[BEGIN]

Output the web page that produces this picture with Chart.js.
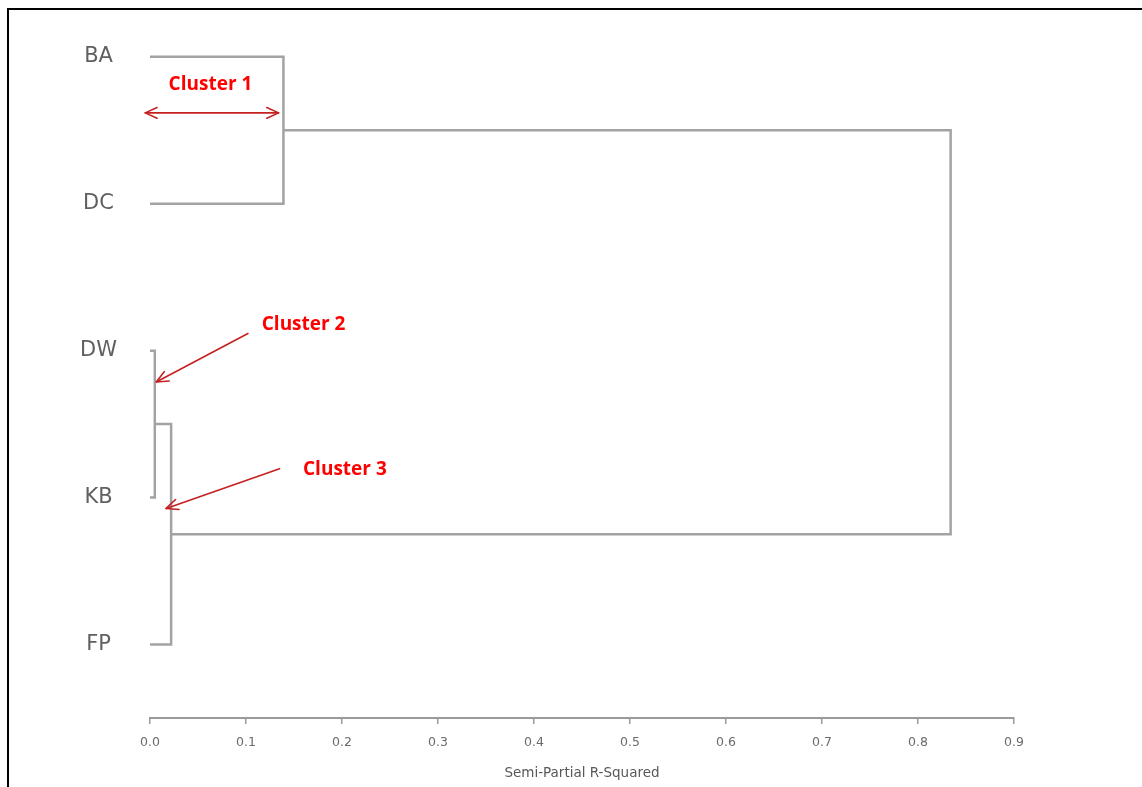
<!DOCTYPE html>
<html>
<head>
<meta charset="utf-8">
<script src="https://cdn.jsdelivr.net/npm/chart.js@4.4.1/dist/chart.umd.min.js"></script>
<style>
  html, body { margin: 0; padding: 0; background: #fff; }
  #wrap { position: relative; width: 1142px; height: 787px; overflow: hidden; }
  #wrap canvas { position: absolute; left: 0; top: 0; }
  #frame { position: absolute; left: 7px; top: 8px; right: -10px; bottom: -10px;
           border-left: 2px solid #000; border-top: 2px solid #000; pointer-events: none; }
</style>
</head>
<body>
<div id="wrap">
  <canvas id="c" width="1142" height="787"></canvas>
  <div id="frame"></div>
</div>
<script>
// Leaves of the tree, top to bottom
const leaves = ['BA', 'DC', 'DW', 'KB', 'FP'];

// Agglomeration steps: join k (named J1, J2, ...) merges joinLeft[k] with joinRight[k]
const joinLeft   = ['BA', 'DW', 'J2', 'J1'];
const joinRight  = ['DC', 'KB', 'FP', 'J3'];
const joinHeight = [0.139, 0.005, 0.022, 0.834];   // semi-partial R-squared

// Horizontal axis ticks
const xTickValues = [0, 0.1, 0.2, 0.3, 0.4, 0.5, 0.6, 0.7, 0.8, 0.9];
const xTickLabels = ['0.0', '0.1', '0.2', '0.3', '0.4', '0.5', '0.6', '0.7', '0.8', '0.9'];
const xAxisTitle = 'Semi-Partial R-Squared';

// Cluster callouts
const clusterNames = ['Cluster 1', 'Cluster 2', 'Cluster 3'];

// ---- build the tree geometry in data units (x = R², y = leaf row) ----
const nodes = {};
leaves.forEach((name, i) => { nodes[name] = { x: 0, y: i }; });
const linkData = joinHeight.map((h, k) => {
  const a = nodes[joinLeft[k]];
  const b = nodes[joinRight[k]];
  nodes['J' + (k + 1)] = { x: h, y: (a.y + b.y) / 2 };
  return [
    { x: a.x, y: a.y },
    { x: h,   y: a.y },
    { x: h,   y: b.y },
    { x: b.x, y: b.y }
  ];
});

const LINE = '#a3a3a3';
const datasets = linkData.map(pts => ({
  data: pts,
  showLine: true,
  borderColor: LINE,
  borderWidth: 2.5,
  borderJoinStyle: 'miter',
  borderCapStyle: 'butt',
  pointRadius: 0,
  tension: 0,
  clip: false
}));

// Callout placement, in data units of the two scales
const callouts = [
  { text: clusterNames[0], tx: 0.063, ty: 0.19,
    arrow: { x1: 0.134, y1: 0.382, x2: -0.005, y2: 0.382, both: true } },
  { text: clusterNames[1], tx: 0.160, ty: 1.826,
    arrow: { x1: 0.102, y1: 1.883, x2: 0.0065, y2: 2.213, both: false } },
  { text: clusterNames[2], tx: 0.203, ty: 2.807,
    arrow: { x1: 0.1349, y1: 2.803, x2: 0.0168, y2: 3.074, both: false } }
];

function head(ctx, fx, fy, tx, ty) {
  const len = 13, ang = 0.42;
  const a = Math.atan2(ty - fy, tx - fx);
  ctx.beginPath();
  ctx.moveTo(tx - len * Math.cos(a - ang), ty - len * Math.sin(a - ang));
  ctx.lineTo(tx, ty);
  ctx.lineTo(tx - len * Math.cos(a + ang), ty - len * Math.sin(a + ang));
  ctx.stroke();
}

const calloutPlugin = {
  id: 'callouts',
  afterDatasetsDraw(chart) {
    const { ctx, scales: { x, y } } = chart;
    ctx.save();
    callouts.forEach(c => {
      const ar = c.arrow;
      const x1 = x.getPixelForValue(ar.x1), y1 = y.getPixelForValue(ar.y1);
      const x2 = x.getPixelForValue(ar.x2), y2 = y.getPixelForValue(ar.y2);
      ctx.strokeStyle = '#c62020';
      ctx.lineWidth = 1.6;
      ctx.lineCap = 'round';
      ctx.lineJoin = 'round';
      ctx.beginPath();
      ctx.moveTo(x1, y1);
      ctx.lineTo(x2, y2);
      ctx.stroke();
      head(ctx, x1, y1, x2, y2);
      if (ar.both) head(ctx, x2, y2, x1, y1);

      ctx.fillStyle = '#ff0000';
      ctx.font = 'bold 19px "Open Sans", "Liberation Sans", sans-serif';
      ctx.textAlign = 'center';
      ctx.textBaseline = 'middle';
      ctx.fillText(c.text, x.getPixelForValue(c.tx), y.getPixelForValue(c.ty));
    });
    ctx.restore();
  }
};

new Chart(document.getElementById('c'), {
  type: 'scatter',
  data: { datasets },
  plugins: [calloutPlugin],
  options: {
    responsive: false,
    animation: false,
    devicePixelRatio: 1,
    layout: { padding: { left: 0, right: 128, top: 20, bottom: 0 } },
    plugins: { legend: { display: false }, tooltip: { enabled: false } },
    events: [],
    scales: {
      x: {
        type: 'linear',
        min: 0,
        max: 0.9,
        afterBuildTicks: s => { s.ticks = xTickValues.map(v => ({ value: v })); },
        afterFit: s => { s.height = 69; s.paddingLeft = 0; s.paddingRight = 0; },
        ticks: {
          callback: (v, i) => xTickLabels[i],
          font: { family: '"DejaVu Sans", sans-serif', size: 12.5 },
          color: '#6a6a6a',
          padding: 11,
          maxRotation: 0,
          autoSkip: false
        },
        grid: { drawOnChartArea: false, drawTicks: true, tickLength: 6, color: '#9a9a9a', lineWidth: 1.5 },
        border: { display: true, color: '#9a9a9a', width: 2 },
        title: {
          display: true,
          text: xAxisTitle,
          font: { family: '"DejaVu Sans", sans-serif', size: 13.5 },
          color: '#585858',
          padding: { top: 0, bottom: 5 }
        }
      },
      y: {
        type: 'linear',
        reverse: true,
        min: -0.25,
        max: 4.5,
        afterBuildTicks: s => { s.ticks = leaves.map((_, i) => ({ value: i })); },
        afterFit: s => { s.width = 150; s.paddingTop = 0; s.paddingBottom = 0; },
        ticks: {
          callback: (v, i) => leaves[i],
          font: { family: '"DejaVu Sans", sans-serif', size: 21 },
          color: '#606060',
          crossAlign: 'center',
          padding: 25,
          autoSkip: false
        },
        grid: { display: false },
        border: { display: false }
      }
    }
  }
});
</script>
</body>
</html>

[END]

Reproduce the full listing above verbatim, with no pictures included.

### Exercise response
Output the web page that produces this picture with Chart.js.
<!DOCTYPE html>
<html>
<head>
<meta charset="utf-8">
<script src="https://cdn.jsdelivr.net/npm/chart.js@4.4.1/dist/chart.umd.min.js"></script>
<style>
  html, body { margin: 0; padding: 0; background: #fff; }
  #wrap { position: relative; width: 1142px; height: 787px; overflow: hidden; }
  #wrap canvas { position: absolute; left: 0; top: 0; }
  #frame { position: absolute; left: 7px; top: 8px; right: -10px; bottom: -10px;
           border-left: 2px solid #000; border-top: 2px solid #000; pointer-events: none; }
</style>
</head>
<body>
<div id="wrap">
  <canvas id="c" width="1142" height="787"></canvas>
  <div id="frame"></div>
</div>
<script>
// Leaves of the tree, top to bottom
const leaves = ['BA', 'DC', 'DW', 'KB', 'FP'];

// Agglomeration steps: join k (named J1, J2, ...) merges joinLeft[k] with joinRight[k]
const joinLeft   = ['BA', 'DW', 'J2', 'J1'];
const joinRight  = ['DC', 'KB', 'FP', 'J3'];
const joinHeight = [0.139, 0.005, 0.022, 0.834];   // semi-partial R-squared

// Horizontal axis ticks
const xTickValues = [0, 0.1, 0.2, 0.3, 0.4, 0.5, 0.6, 0.7, 0.8, 0.9];
const xTickLabels = ['0.0', '0.1', '0.2', '0.3', '0.4', '0.5', '0.6', '0.7', '0.8', '0.9'];
const xAxisTitle = 'Semi-Partial R-Squared';

// Cluster callouts
const clusterNames = ['Cluster 1', 'Cluster 2', 'Cluster 3'];

// ---- build the tree geometry in data units (x = R², y = leaf row) ----
const nodes = {};
leaves.forEach((name, i) => { nodes[name] = { x: 0, y: i }; });
const linkData = joinHeight.map((h, k) => {
  const a = nodes[joinLeft[k]];
  const b = nodes[joinRight[k]];
  nodes['J' + (k + 1)] = { x: h, y: (a.y + b.y) / 2 };
  return [
    { x: a.x, y: a.y },
    { x: h,   y: a.y },
    { x: h,   y: b.y },
    { x: b.x, y: b.y }
  ];
});

const LINE = '#a3a3a3';
const datasets = linkData.map(pts => ({
  data: pts,
  showLine: true,
  borderColor: LINE,
  borderWidth: 2.5,
  borderJoinStyle: 'miter',
  borderCapStyle: 'butt',
  pointRadius: 0,
  tension: 0,
  clip: false
}));

// Callout placement, in data units of the two scales
const callouts = [
  { text: clusterNames[0], tx: 0.063, ty: 0.19,
    arrow: { x1: 0.134, y1: 0.382, x2: -0.005, y2: 0.382, both: true } },
  { text: clusterNames[1], tx: 0.160, ty: 1.826,
    arrow: { x1: 0.102, y1: 1.883, x2: 0.0065, y2: 2.213, both: false } },
  { text: clusterNames[2], tx: 0.203, ty: 2.807,
    arrow: { x1: 0.1349, y1: 2.803, x2: 0.0168, y2: 3.074, both: false } }
];

function head(ctx, fx, fy, tx, ty) {
  const len = 13, ang = 0.42;
  const a = Math.atan2(ty - fy, tx - fx);
  ctx.beginPath();
  ctx.moveTo(tx - len * Math.cos(a - ang), ty - len * Math.sin(a - ang));
  ctx.lineTo(tx, ty);
  ctx.lineTo(tx - len * Math.cos(a + ang), ty - len * Math.sin(a + ang));
  ctx.stroke();
}

const calloutPlugin = {
  id: 'callouts',
  afterDatasetsDraw(chart) {
    const { ctx, scales: { x, y } } = chart;
    ctx.save();
    callouts.forEach(c => {
      const ar = c.arrow;
      const x1 = x.getPixelForValue(ar.x1), y1 = y.getPixelForValue(ar.y1);
      const x2 = x.getPixelForValue(ar.x2), y2 = y.getPixelForValue(ar.y2);
      ctx.strokeStyle = '#c62020';
      ctx.lineWidth = 1.6;
      ctx.lineCap = 'round';
      ctx.lineJoin = 'round';
      ctx.beginPath();
      ctx.moveTo(x1, y1);
      ctx.lineTo(x2, y2);
      ctx.stroke();
      head(ctx, x1, y1, x2, y2);
      if (ar.both) head(ctx, x2, y2, x1, y1);

      ctx.fillStyle = '#ff0000';
      ctx.font = 'bold 19px "Open Sans", "Liberation Sans", sans-serif';
      ctx.textAlign = 'center';
      ctx.textBaseline = 'middle';
      ctx.fillText(c.text, x.getPixelForValue(c.tx), y.getPixelForValue(c.ty));
    });
    ctx.restore();
  }
};

new Chart(document.getElementById('c'), {
  type: 'scatter',
  data: { datasets },
  plugins: [calloutPlugin],
  options: {
    responsive: false,
    animation: false,
    devicePixelRatio: 1,
    layout: { padding: { left: 0, right: 128, top: 20, bottom: 0 } },
    plugins: { legend: { display: false }, tooltip: { enabled: false } },
    events: [],
    scales: {
      x: {
        type: 'linear',
        min: 0,
        max: 0.9,
        afterBuildTicks: s => { s.ticks = xTickValues.map(v => ({ value: v })); },
        afterFit: s => { s.height = 69; s.paddingLeft = 0; s.paddingRight = 0; },
        ticks: {
          callback: (v, i) => xTickLabels[i],
          font: { family: '"DejaVu Sans", sans-serif', size: 12.5 },
          color: '#6a6a6a',
          padding: 11,
          maxRotation: 0,
          autoSkip: false
        },
        grid: { drawOnChartArea: false, drawTicks: true, tickLength: 6, color: '#9a9a9a', lineWidth: 1.5 },
        border: { display: true, color: '#9a9a9a', width: 2 },
        title: {
          display: true,
          text: xAxisTitle,
          font: { family: '"DejaVu Sans", sans-serif', size: 13.5 },
          color: '#585858',
          padding: { top: 0, bottom: 5 }
        }
      },
      y: {
        type: 'linear',
        reverse: true,
        min: -0.25,
        max: 4.5,
        afterBuildTicks: s => { s.ticks = leaves.map((_, i) => ({ value: i })); },
        afterFit: s => { s.width = 150; s.paddingTop = 0; s.paddingBottom = 0; },
        ticks: {
          callback: (v, i) => leaves[i],
          font: { family: '"DejaVu Sans", sans-serif', size: 21 },
          color: '#606060',
          crossAlign: 'center',
          padding: 25,
          autoSkip: false
        },
        grid: { display: false },
        border: { display: false }
      }
    }
  }
});
</script>
</body>
</html>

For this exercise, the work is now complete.